--- begin DATA SECTION ---

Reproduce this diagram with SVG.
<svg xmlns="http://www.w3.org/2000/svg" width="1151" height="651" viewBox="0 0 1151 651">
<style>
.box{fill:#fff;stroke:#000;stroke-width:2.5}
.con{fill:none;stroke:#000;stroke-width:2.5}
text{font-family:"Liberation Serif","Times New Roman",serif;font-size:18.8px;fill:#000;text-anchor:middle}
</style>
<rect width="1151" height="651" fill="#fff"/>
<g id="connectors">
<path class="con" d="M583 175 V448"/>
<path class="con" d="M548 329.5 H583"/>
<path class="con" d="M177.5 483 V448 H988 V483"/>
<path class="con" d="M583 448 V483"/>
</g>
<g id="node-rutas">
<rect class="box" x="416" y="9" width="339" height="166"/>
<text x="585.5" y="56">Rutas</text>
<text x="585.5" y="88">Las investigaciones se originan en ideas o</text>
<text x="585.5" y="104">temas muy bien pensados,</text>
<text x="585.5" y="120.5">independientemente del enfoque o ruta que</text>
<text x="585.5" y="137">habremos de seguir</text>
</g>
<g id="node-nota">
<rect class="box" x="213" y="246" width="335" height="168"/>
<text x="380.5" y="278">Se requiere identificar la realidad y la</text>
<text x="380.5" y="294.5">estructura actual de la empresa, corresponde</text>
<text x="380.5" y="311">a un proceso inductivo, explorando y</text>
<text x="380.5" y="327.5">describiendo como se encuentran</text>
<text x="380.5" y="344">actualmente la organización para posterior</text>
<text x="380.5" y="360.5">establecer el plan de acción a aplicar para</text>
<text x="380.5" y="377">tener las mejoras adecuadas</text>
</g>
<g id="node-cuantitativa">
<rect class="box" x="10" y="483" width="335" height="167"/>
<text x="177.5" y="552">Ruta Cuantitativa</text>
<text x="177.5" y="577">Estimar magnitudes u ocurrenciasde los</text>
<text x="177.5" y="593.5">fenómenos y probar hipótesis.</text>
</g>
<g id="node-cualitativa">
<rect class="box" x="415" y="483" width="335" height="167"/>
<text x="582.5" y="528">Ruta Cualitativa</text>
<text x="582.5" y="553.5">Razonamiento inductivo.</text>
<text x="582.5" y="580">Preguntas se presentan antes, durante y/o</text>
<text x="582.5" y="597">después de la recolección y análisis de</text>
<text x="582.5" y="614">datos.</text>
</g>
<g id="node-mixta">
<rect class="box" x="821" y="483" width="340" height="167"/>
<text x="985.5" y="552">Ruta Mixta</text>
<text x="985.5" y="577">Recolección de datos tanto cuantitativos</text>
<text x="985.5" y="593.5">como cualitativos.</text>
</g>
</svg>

--- end DATA SECTION ---

Please output the complete data exactly.

▶ _ANSWER TO THIS TASK_
Reproduce this diagram with SVG.
<svg xmlns="http://www.w3.org/2000/svg" width="1151" height="651" viewBox="0 0 1151 651">
<style>
.box{fill:#fff;stroke:#000;stroke-width:2.5}
.con{fill:none;stroke:#000;stroke-width:2.5}
text{font-family:"Liberation Serif","Times New Roman",serif;font-size:18.8px;fill:#000;text-anchor:middle}
</style>
<rect width="1151" height="651" fill="#fff"/>
<g id="connectors">
<path class="con" d="M583 175 V448"/>
<path class="con" d="M548 329.5 H583"/>
<path class="con" d="M177.5 483 V448 H988 V483"/>
<path class="con" d="M583 448 V483"/>
</g>
<g id="node-rutas">
<rect class="box" x="416" y="9" width="339" height="166"/>
<text x="585.5" y="56">Rutas</text>
<text x="585.5" y="88">Las investigaciones se originan en ideas o</text>
<text x="585.5" y="104">temas muy bien pensados,</text>
<text x="585.5" y="120.5">independientemente del enfoque o ruta que</text>
<text x="585.5" y="137">habremos de seguir</text>
</g>
<g id="node-nota">
<rect class="box" x="213" y="246" width="335" height="168"/>
<text x="380.5" y="278">Se requiere identificar la realidad y la</text>
<text x="380.5" y="294.5">estructura actual de la empresa, corresponde</text>
<text x="380.5" y="311">a un proceso inductivo, explorando y</text>
<text x="380.5" y="327.5">describiendo como se encuentran</text>
<text x="380.5" y="344">actualmente la organización para posterior</text>
<text x="380.5" y="360.5">establecer el plan de acción a aplicar para</text>
<text x="380.5" y="377">tener las mejoras adecuadas</text>
</g>
<g id="node-cuantitativa">
<rect class="box" x="10" y="483" width="335" height="167"/>
<text x="177.5" y="552">Ruta Cuantitativa</text>
<text x="177.5" y="577">Estimar magnitudes u ocurrenciasde los</text>
<text x="177.5" y="593.5">fenómenos y probar hipótesis.</text>
</g>
<g id="node-cualitativa">
<rect class="box" x="415" y="483" width="335" height="167"/>
<text x="582.5" y="528">Ruta Cualitativa</text>
<text x="582.5" y="553.5">Razonamiento inductivo.</text>
<text x="582.5" y="580">Preguntas se presentan antes, durante y/o</text>
<text x="582.5" y="597">después de la recolección y análisis de</text>
<text x="582.5" y="614">datos.</text>
</g>
<g id="node-mixta">
<rect class="box" x="821" y="483" width="340" height="167"/>
<text x="985.5" y="552">Ruta Mixta</text>
<text x="985.5" y="577">Recolección de datos tanto cuantitativos</text>
<text x="985.5" y="593.5">como cualitativos.</text>
</g>
</svg>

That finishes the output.